Developing Your Eye Through Practice
Like any skill, photographic seeing develops through deliberate practice. Here are structured ways to accelerate your growth.
The Daily Photo
Commit to taking one intentional photograph per day. Not a casual snap - a considered image where you've thought about composition, light, and subject. This daily discipline is the single most effective way to develop your eye. Over weeks and months, you'll see dramatic improvement.
Themed Challenges
Give yourself constraints to spark creativity. Spend a week photographing only one colour. Shoot an entire day without zooming - use your feet instead. Photograph the same location at different times of day. Capture ten different compositions of a single object. Constraints force you to see more creatively.
Study Photographs You Admire
When you see a photograph that moves you - online, in a gallery, in a book - pause and analyse it. What makes it work? Where is the light coming from? How is it composed? What's the subject, and what's the relationship between the subject and the background? Developing your ability to analyse images you admire is one of the fastest paths to improving your own work.
Editing as a Creative Tool
Editing (or post-processing) is not cheating - it's a fundamental part of photography. Even the simplest adjustments can transform an image:
- Cropping: Tighten the composition by removing distracting edges
- Exposure and contrast: Brighten dark images, add depth to flat ones
- Colour adjustments: Warm up a cold image or cool down a warm one to match the mood you want
Free apps like Snapseed and Lightroom Mobile offer powerful editing tools on your phone. Start with subtle adjustments and resist the temptation to over-edit - the best processing is invisible.
Connecting With the Photography Community
Photography is often a solo activity in the field, but it becomes much richer when shared with others.
Photo Walks
A photo walk is a group outing where photographers walk through an area together, shooting as they go. They're social, educational (you see how others approach the same scene), and motivating. Many cities have regular photo walk groups you can find through Meetup, Instagram, or local camera clubs. KF.Social can also connect you with photography enthusiasts in your area.
Online Sharing and Critique
Sharing your work online - Instagram, Flickr, Reddit's photography subreddits - exposes you to feedback and connects you with a global community. Be selective in where you seek feedback: communities focused on constructive critique (like r/photocritique) are more educational than platforms focused on likes and followers.
Local Camera Clubs
Traditional camera clubs have evolved beyond their stuffy reputation.

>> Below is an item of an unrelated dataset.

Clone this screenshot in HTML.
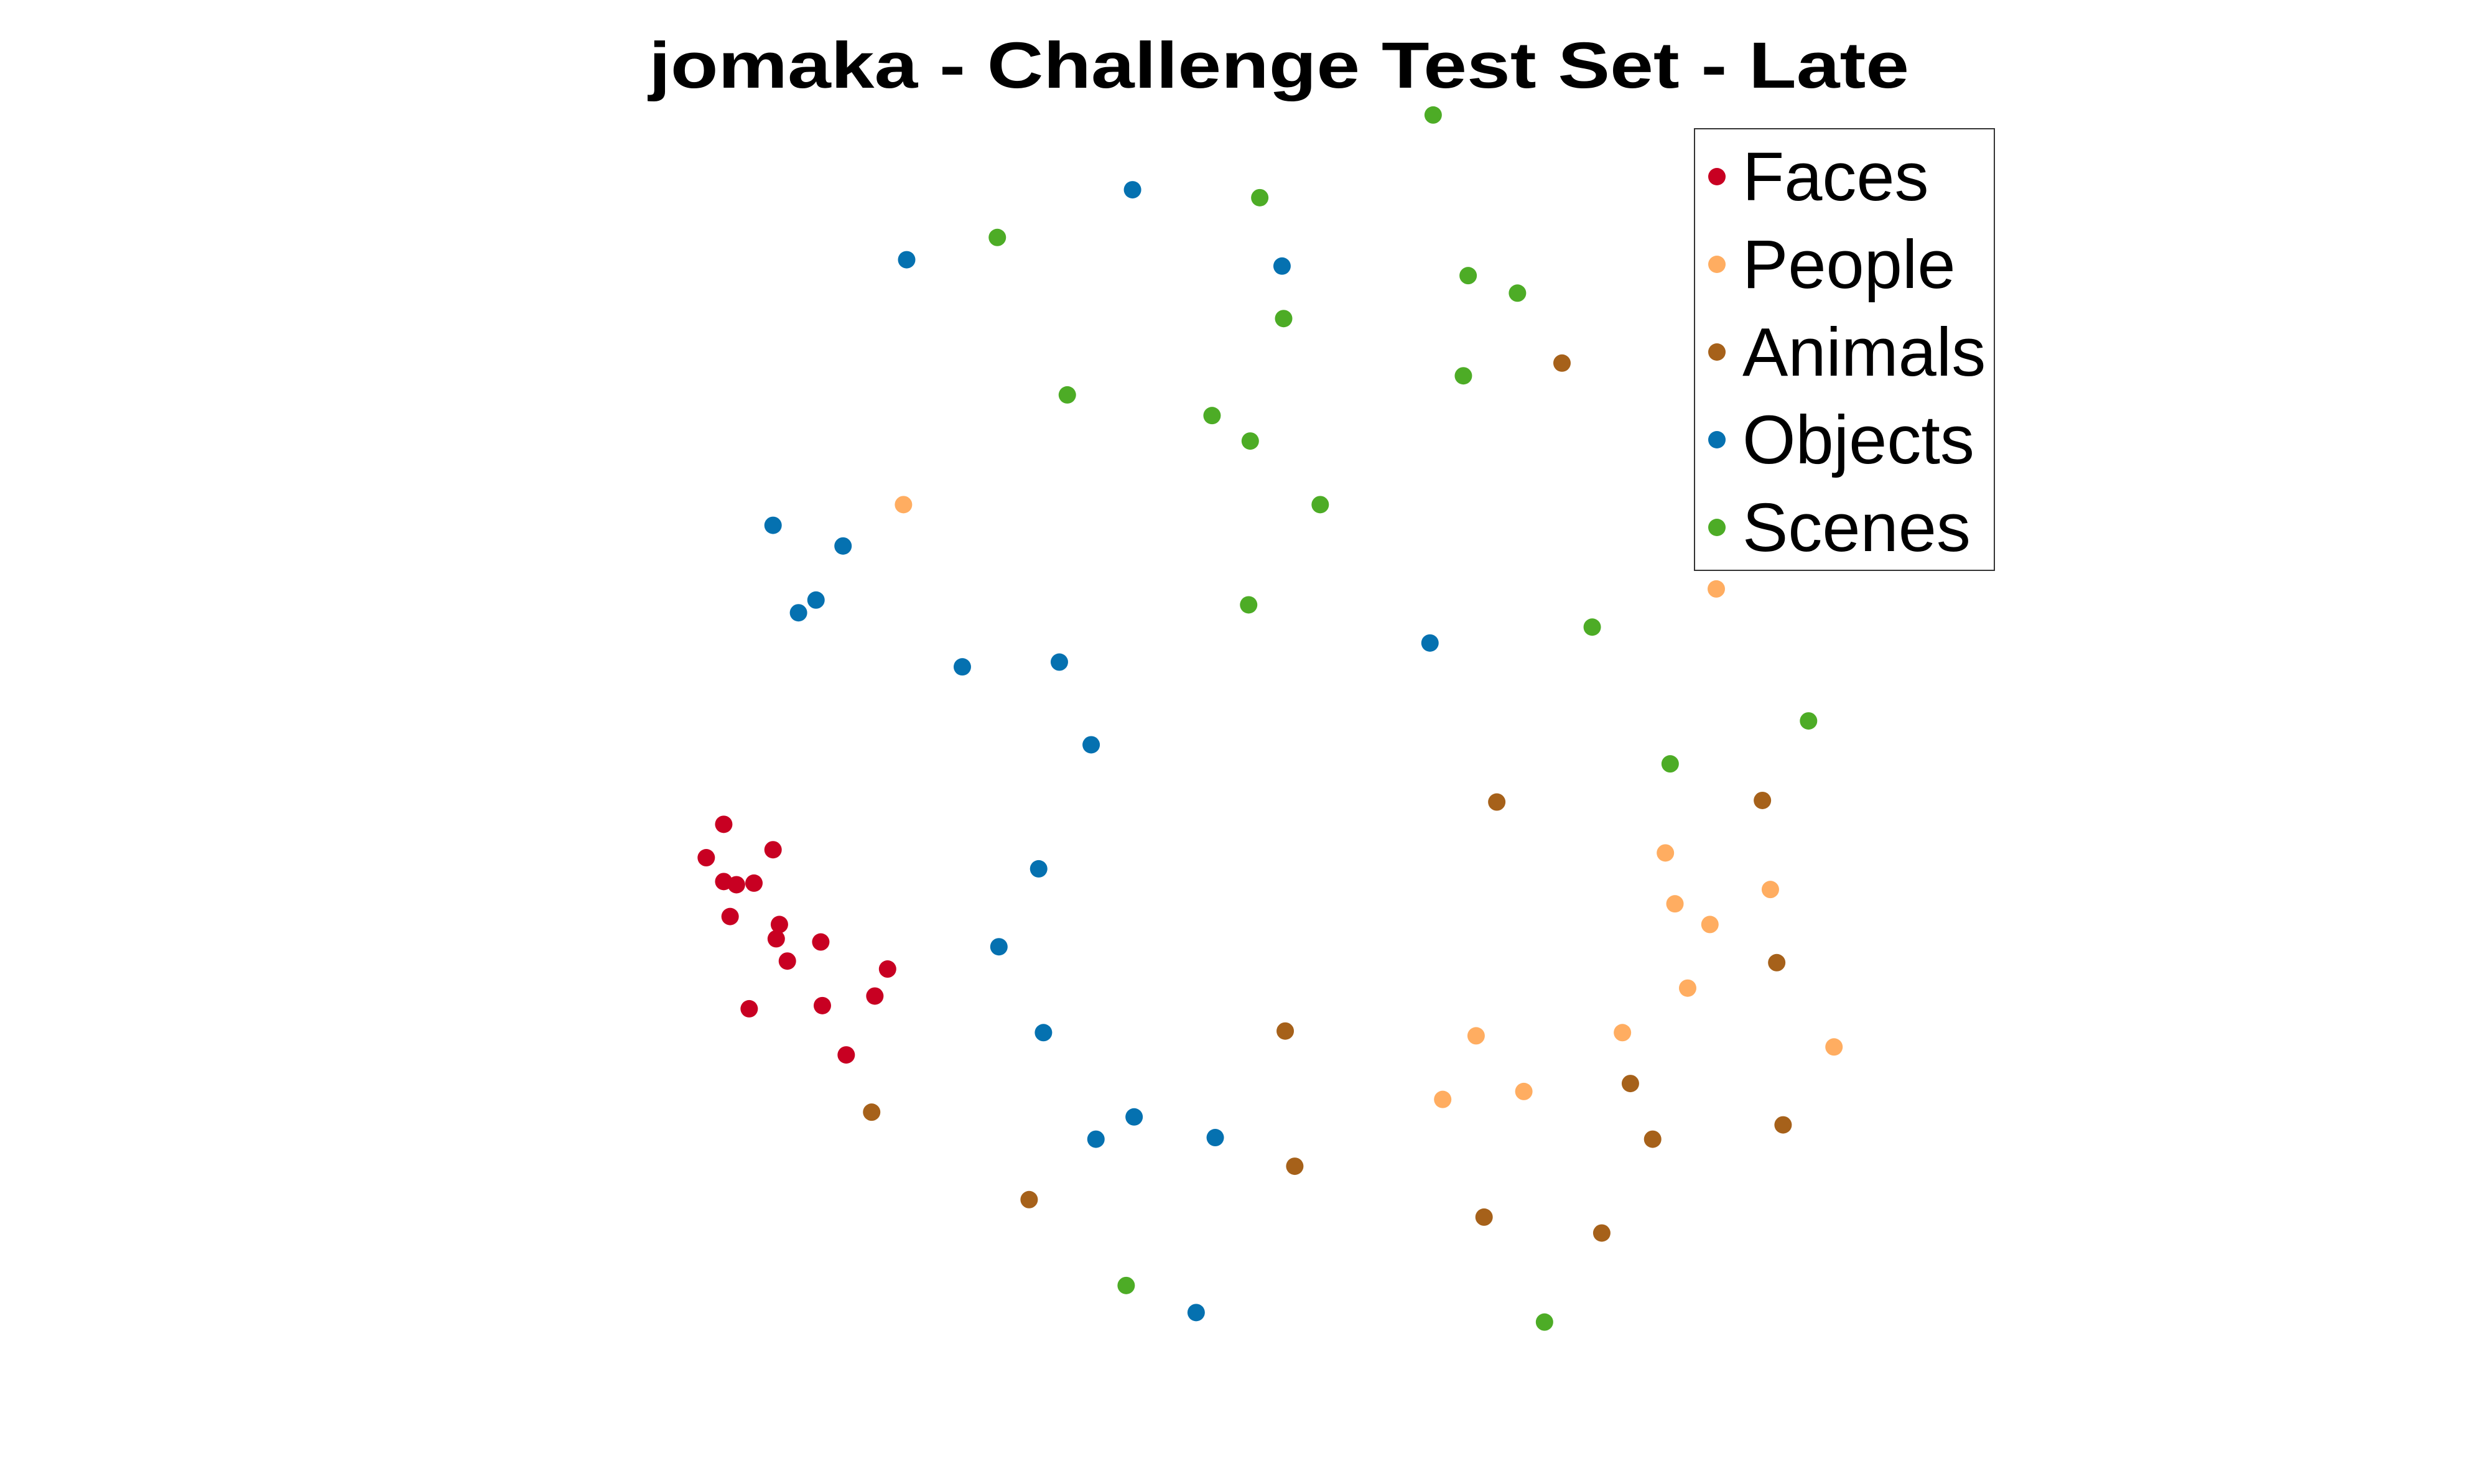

Many now welcome all skill levels and camera types, including phones. They offer monthly meetings, competitions, guest speakers, and field trips. The combination of regular social contact and structured learning makes camera clubs one of the best investments for a developing photographer.
Exhibitions and Zines
Once you've built a body of work you're proud of, consider sharing it more formally. Local exhibitions, group shows, and self-published photo zines are all accessible ways to present your work. The process of curating and presenting photographs forces you to think critically about your own images, which accelerates growth.
Photography is a hobby with an infinitely high ceiling and an almost nonexistent barrier to entry. You can start right now, with the device you're reading this on, by stepping outside and paying attention to the light. Everything else - the technique, the equipment, the community - will follow naturally from that first act of looking.